Em nota, o MPDFT informou que vai avaliar a possibilidade de recurso.
Memória
Em maio de 2016, o Conselho Especial do TJDFT acolheu, por unanimidade, denúncia contra a então deputada distrital Liliane Roriz por lavagem de dinheiro. A investigação aponta que os imóveis foram objetos de crimes relacionados ao desvio de dinheiro supostamente praticados por Roriz e outros réus em ações penais diferentes. O ex-chefe do Executivo local, funcionários do BRB e proprietários da construtora foram investigados pela prática de corrupção passiva e ativa.
A defesa da então deputada alegou, à época, que o processo não deveria prosseguir, pois não descrevia adequadamente as ações de cada autor. Liliane também argumentou que a Constituição Federal prevê que nenhuma acusação pode ultrapassar as pessoas que participaram de um eventual crime e a impossibilidade da configuração do crime de corrupção passiva e a inexistência de crime anterior impedem a caracterização do delito de lavagem. Sustentou, também, que não tinha ciência de qualquer tratativa feita pelo seu pai em relação ao tema tratado na denúncia.
Condenada
A ex-distrital já foi condenada em ação penal por compra de votos e fraude eleitoral nas eleições de 2010, pelo Tribunal Regional Eleitoral do Distrito Federal (TRE-DF). Em junho de 2018, o ministro do Tribunal Superior Eleitoral (TSE) Luiz Fux determinou a execução imediata das punições impostas a ela.
Na ação penal foi analisada a responsabilidade criminal de Liliane Roriz pela omissão, na prestação de contas eleitorais, de informação sobre o recebimento de doações em dinheiro e realização de gastos de campanha, além de promessa de nomeação em cargo público a eleitores se ela viesse a ser eleita.
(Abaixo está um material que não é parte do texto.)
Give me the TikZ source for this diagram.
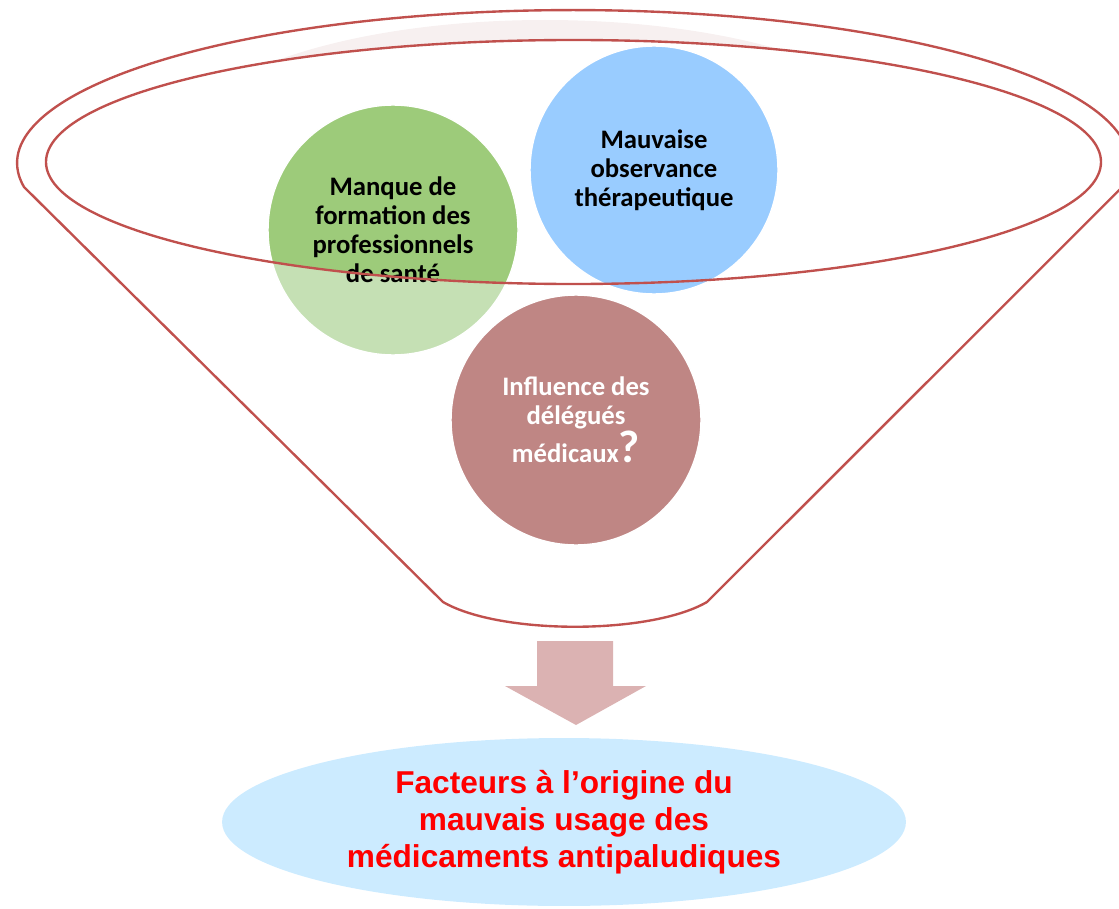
\documentclass[tikz,border=0pt]{standalone}
\usepackage{fontspec}
\usepackage{tikz}
\usetikzlibrary{shapes.geometric}
\newfontfamily\calibri{Carlito}
\newfontfamily\arial{Liberation Sans}
\definecolor{rim}{RGB}{192,80,77}
\definecolor{leaf}{RGB}{157,203,122}
\definecolor{leafpale}{RGB}{197,224,180}
\definecolor{sky}{RGB}{153,204,255}
\definecolor{rose}{RGB}{191,134,132}
\definecolor{arrowpink}{RGB}{219,178,178}
\definecolor{mist}{RGB}{204,235,255}
\definecolor{blush}{RGB}{247,240,240}
\tikzset{
    bubble/.style={
           circle,
           draw=white, thick,
           minimum size=5cm,
           inner sep=0pt,
           align=center,
           font=\calibri\bfseries\fontsize{15.2}{16.5}\selectfont,
           },
    outcome/.style={
           ellipse,
           fill=mist,
           minimum width=13.68cm,
           minimum height=3.36cm,
           inner sep=0pt,
           align=center,
           text=red,
           font=\arial\bfseries\fontsize{18}{21}\selectfont,
           },
    funnel/.style={draw=rim, line width=1.35pt},
}

\begin{document}
\begin{tikzpicture}[x=0.02cm, y=0.02cm]
    \useasboundingbox (0,0) rectangle (1119,-909);

    % faint shade behind the rim, then the mouth of the funnel
    \fill[blush] (545,-150) ellipse [x radius=370, y radius=130];
    \fill[white] (573.5,-162) ellipse [x radius=527.5, y radius=122];

    % green bubble: darker where it sits inside the rim
    \fill[leafpale] (393,-230) circle [radius=125];
    \begin{scope}
        \clip (573.5,-162) ellipse [x radius=527.5, y radius=122];
        \fill[leaf] (393,-230) circle [radius=125];
    \end{scope}

    \node[bubble,       % layout (defined above)
    anchor=center] (training)
    at (393,-230)
    {Manque de\\formation des\\professionnels\\de santé};

    \node[bubble,       % layout (defined above)
    fill=sky,
    minimum size=4.96cm,
    anchor=center] (observance)
    at (654,-170)
    {Mauvaise\\observance\\thérapeutique};

    \node[bubble,       % layout (defined above)
    fill=rose,
    text=white,
    anchor=center] (delegues)
    at (576,-420)
    {Influence des\\délégués\\médicaux{\fontsize{26}{26}\selectfont ?}};

    % block arrow out of the spout
    \coordinate (spout) at (576,-641);
    \coordinate (tip) at (576,-725);
    \fill[arrowpink] (spout) ++(-39,0) -- ++(76,0) -- ++(0,-45) -- ++(33,0)
        -- (tip) -- ++(-71,39) -- ++(32,0) -- cycle;

    \node[outcome,      % layout (defined above)
    anchor=center] (facteurs)
    at (564,-822)
    {Facteurs à l’origine du\\mauvais usage des\\médicaments antipaludiques};

    % funnel outline drawn last, over the bubbles
    \draw[funnel] (443,-602) -- (24,-187)
        arc [start angle=189, end angle=-9, x radius=556, y radius=153]
        -- (707,-602) .. controls (650,-635) and (500,-635) .. (443,-602) -- cycle;
    \draw[funnel] (573.5,-162) ellipse [x radius=527.5, y radius=122];
\end{tikzpicture}
\end{document}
A herdeira do clã Roriz foi inicialmente condenada a 4 anos, 5 meses e 8 dias de prisão em regime semiaberto e a multa de R$ 32,4 mil. A reclusão, no entanto, foi substituída por pena restritiva de direitos, como prestação de serviços à comunidade. Liliane recorreu do veredicto do TRE-DF e levou o caso ao TSE. O pedido de revisão da condenação ainda será avaliado pela corte superior.